Given instruction — Check every line below for the word "this" and give only the number of lines where it appears.

Raw records —
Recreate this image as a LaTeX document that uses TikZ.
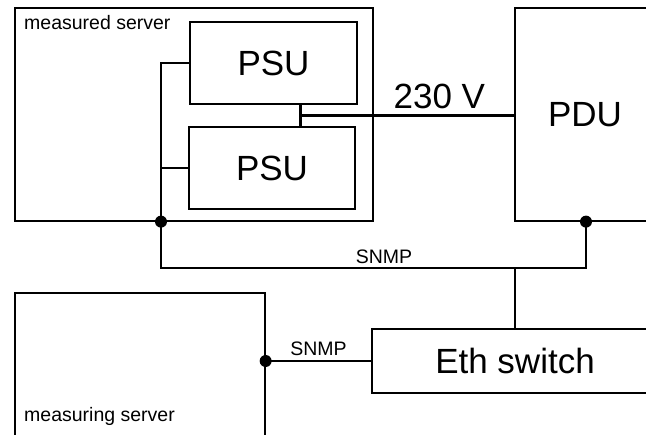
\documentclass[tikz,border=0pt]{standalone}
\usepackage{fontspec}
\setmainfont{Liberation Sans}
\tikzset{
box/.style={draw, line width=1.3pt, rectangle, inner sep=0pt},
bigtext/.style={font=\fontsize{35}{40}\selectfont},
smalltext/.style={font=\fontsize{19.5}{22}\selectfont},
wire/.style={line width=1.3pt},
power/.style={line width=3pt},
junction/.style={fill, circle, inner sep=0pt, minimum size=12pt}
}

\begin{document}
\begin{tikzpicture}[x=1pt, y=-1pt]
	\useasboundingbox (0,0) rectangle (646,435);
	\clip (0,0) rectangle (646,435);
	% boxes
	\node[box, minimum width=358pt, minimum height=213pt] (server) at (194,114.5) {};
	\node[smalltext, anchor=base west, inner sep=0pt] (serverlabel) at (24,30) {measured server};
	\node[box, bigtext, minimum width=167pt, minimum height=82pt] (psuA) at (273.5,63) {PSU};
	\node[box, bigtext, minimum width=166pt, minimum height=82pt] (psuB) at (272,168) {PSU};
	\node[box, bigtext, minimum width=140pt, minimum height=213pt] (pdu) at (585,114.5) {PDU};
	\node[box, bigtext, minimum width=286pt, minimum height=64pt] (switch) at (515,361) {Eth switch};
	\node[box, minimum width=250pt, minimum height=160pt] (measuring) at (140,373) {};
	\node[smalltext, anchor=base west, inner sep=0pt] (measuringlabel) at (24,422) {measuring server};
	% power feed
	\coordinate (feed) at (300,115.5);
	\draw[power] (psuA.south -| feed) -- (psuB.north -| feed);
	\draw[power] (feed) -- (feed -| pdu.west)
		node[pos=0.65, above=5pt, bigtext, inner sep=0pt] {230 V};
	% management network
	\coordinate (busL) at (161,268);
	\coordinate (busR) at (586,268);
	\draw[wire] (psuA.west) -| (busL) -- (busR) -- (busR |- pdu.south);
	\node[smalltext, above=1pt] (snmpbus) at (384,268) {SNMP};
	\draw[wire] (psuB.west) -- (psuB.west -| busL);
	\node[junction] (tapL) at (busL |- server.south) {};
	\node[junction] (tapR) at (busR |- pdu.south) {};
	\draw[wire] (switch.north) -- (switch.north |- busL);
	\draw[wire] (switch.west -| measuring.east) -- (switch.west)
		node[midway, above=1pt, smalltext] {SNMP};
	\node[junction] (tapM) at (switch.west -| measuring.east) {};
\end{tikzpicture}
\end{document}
==
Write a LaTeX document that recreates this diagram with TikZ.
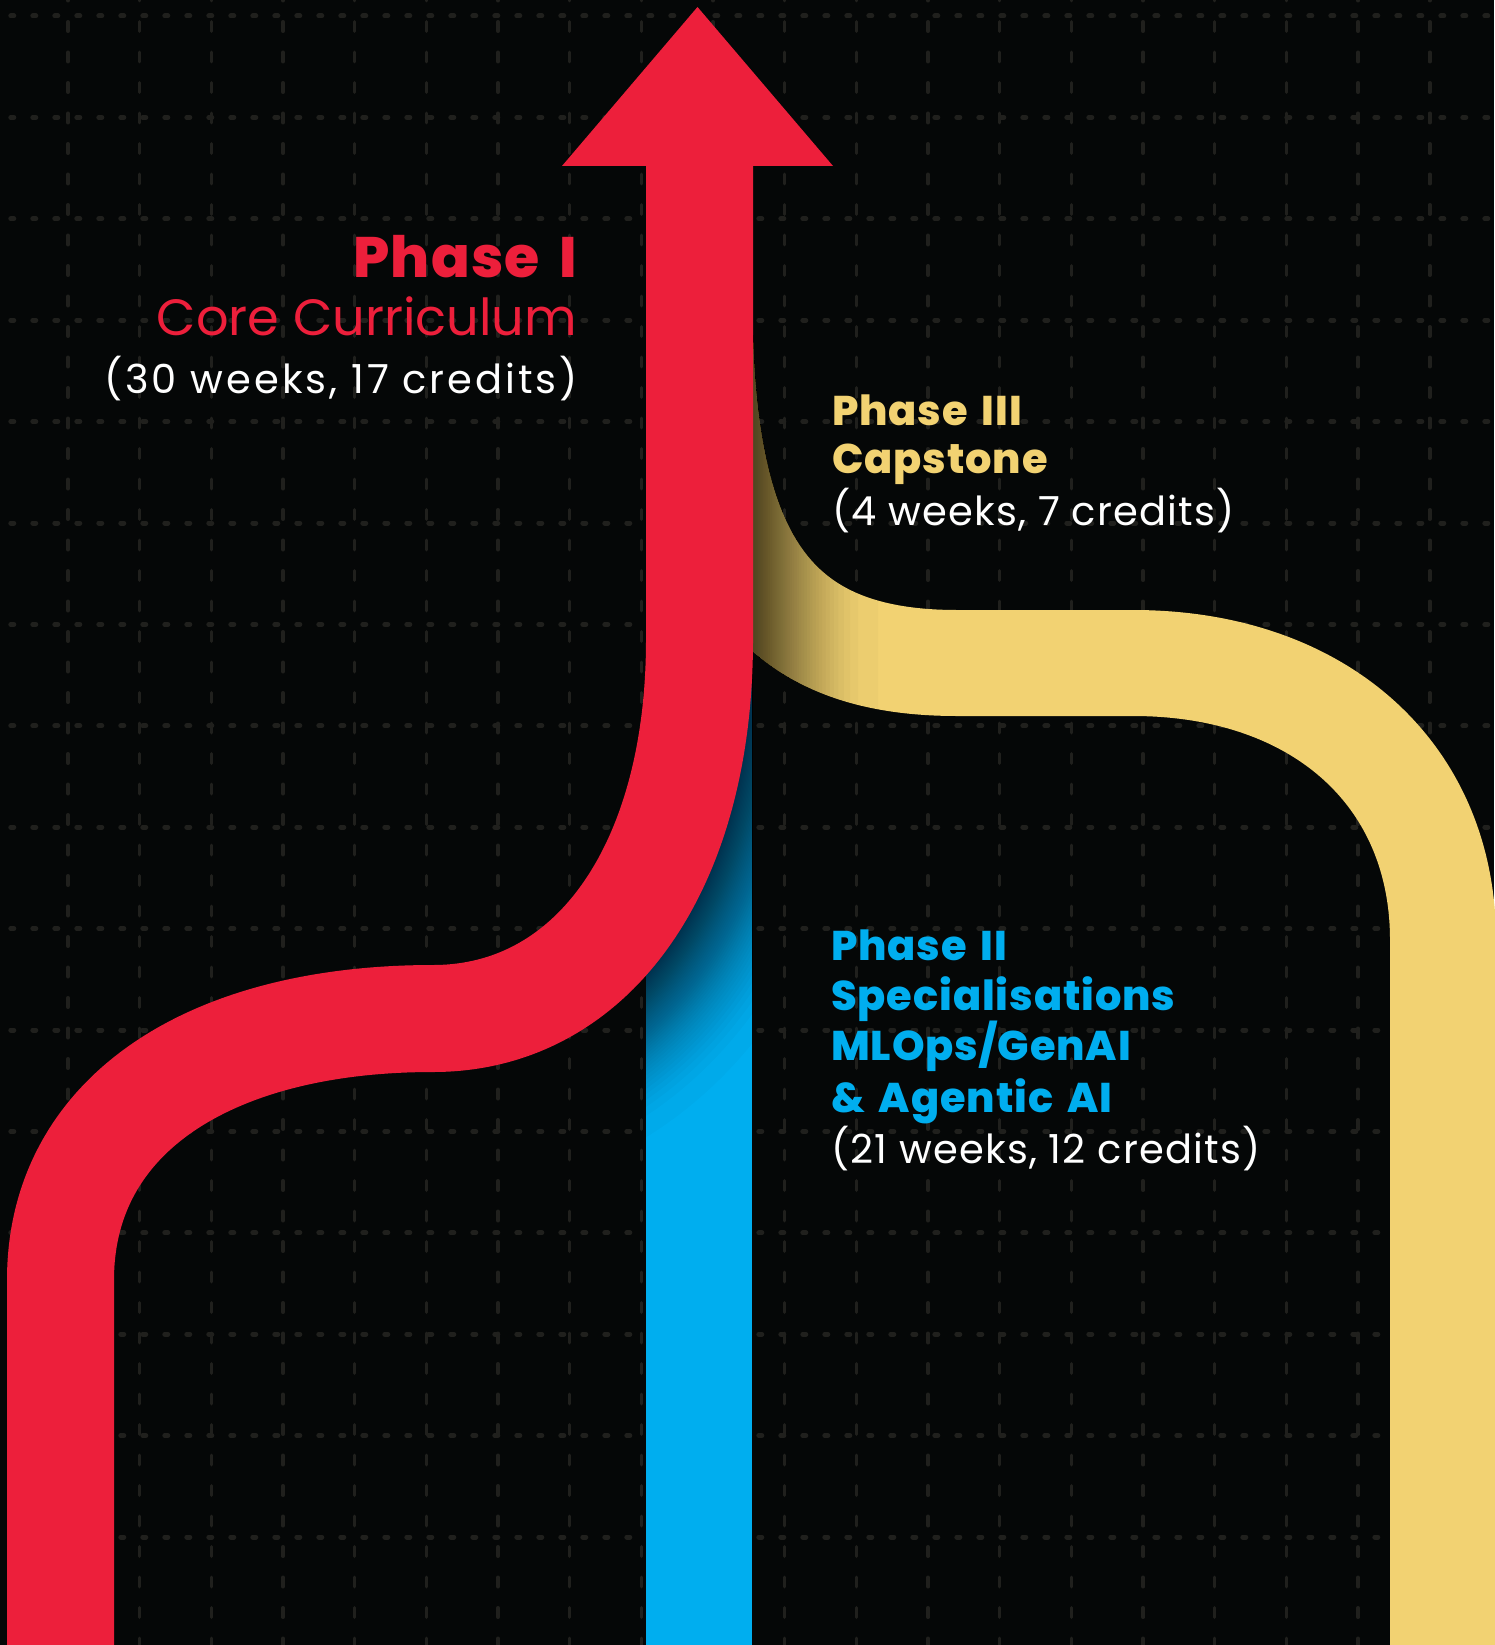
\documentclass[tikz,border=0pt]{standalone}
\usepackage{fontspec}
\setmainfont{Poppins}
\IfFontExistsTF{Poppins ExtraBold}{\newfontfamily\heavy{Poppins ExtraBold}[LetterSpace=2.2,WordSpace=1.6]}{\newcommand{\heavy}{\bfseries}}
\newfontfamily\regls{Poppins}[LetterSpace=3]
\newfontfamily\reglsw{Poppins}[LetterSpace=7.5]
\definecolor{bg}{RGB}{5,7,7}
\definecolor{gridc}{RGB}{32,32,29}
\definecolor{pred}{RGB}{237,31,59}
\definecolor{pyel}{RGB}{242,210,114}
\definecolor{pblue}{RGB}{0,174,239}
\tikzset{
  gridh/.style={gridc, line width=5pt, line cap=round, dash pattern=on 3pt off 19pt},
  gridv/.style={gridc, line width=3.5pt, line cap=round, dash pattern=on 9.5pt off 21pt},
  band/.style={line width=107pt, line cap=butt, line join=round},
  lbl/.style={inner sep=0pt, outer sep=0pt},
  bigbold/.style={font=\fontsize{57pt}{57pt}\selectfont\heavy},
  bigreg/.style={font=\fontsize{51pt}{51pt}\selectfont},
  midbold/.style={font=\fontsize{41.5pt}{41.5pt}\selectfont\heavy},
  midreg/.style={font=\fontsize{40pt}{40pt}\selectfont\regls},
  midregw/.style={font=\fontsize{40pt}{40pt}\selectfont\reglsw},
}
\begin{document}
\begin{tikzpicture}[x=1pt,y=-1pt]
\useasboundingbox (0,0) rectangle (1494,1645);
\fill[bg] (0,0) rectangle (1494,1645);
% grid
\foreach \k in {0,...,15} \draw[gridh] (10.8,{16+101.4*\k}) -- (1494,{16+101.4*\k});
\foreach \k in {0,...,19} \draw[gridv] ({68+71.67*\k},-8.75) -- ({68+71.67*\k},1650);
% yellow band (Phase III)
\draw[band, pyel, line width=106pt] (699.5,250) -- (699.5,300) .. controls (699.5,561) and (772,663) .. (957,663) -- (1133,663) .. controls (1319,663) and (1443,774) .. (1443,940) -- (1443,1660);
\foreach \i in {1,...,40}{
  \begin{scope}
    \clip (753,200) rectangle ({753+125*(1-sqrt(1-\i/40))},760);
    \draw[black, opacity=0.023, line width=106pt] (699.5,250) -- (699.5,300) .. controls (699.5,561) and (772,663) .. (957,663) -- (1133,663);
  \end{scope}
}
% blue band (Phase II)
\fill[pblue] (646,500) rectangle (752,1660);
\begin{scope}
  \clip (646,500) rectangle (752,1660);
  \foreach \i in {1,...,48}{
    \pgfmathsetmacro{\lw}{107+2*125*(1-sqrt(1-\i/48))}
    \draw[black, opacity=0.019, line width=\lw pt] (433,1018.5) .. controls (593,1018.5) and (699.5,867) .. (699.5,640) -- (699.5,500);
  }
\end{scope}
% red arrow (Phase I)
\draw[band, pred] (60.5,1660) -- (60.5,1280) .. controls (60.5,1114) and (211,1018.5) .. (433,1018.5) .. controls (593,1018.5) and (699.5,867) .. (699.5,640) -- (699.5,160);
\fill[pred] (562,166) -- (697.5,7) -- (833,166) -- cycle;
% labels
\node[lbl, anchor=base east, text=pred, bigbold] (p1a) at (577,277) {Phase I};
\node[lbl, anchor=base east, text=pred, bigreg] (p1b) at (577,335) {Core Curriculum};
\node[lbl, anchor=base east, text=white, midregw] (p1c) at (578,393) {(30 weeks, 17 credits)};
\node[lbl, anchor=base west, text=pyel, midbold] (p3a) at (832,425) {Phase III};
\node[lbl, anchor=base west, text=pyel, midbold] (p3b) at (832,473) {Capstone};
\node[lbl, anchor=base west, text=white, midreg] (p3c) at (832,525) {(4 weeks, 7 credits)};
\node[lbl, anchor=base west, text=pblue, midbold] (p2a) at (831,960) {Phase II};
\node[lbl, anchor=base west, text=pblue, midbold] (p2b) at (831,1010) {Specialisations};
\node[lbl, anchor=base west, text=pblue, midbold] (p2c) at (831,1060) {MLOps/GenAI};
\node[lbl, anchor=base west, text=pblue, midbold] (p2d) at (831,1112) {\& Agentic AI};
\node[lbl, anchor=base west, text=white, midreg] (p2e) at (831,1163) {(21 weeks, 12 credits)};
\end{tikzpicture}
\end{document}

Answer in full — 2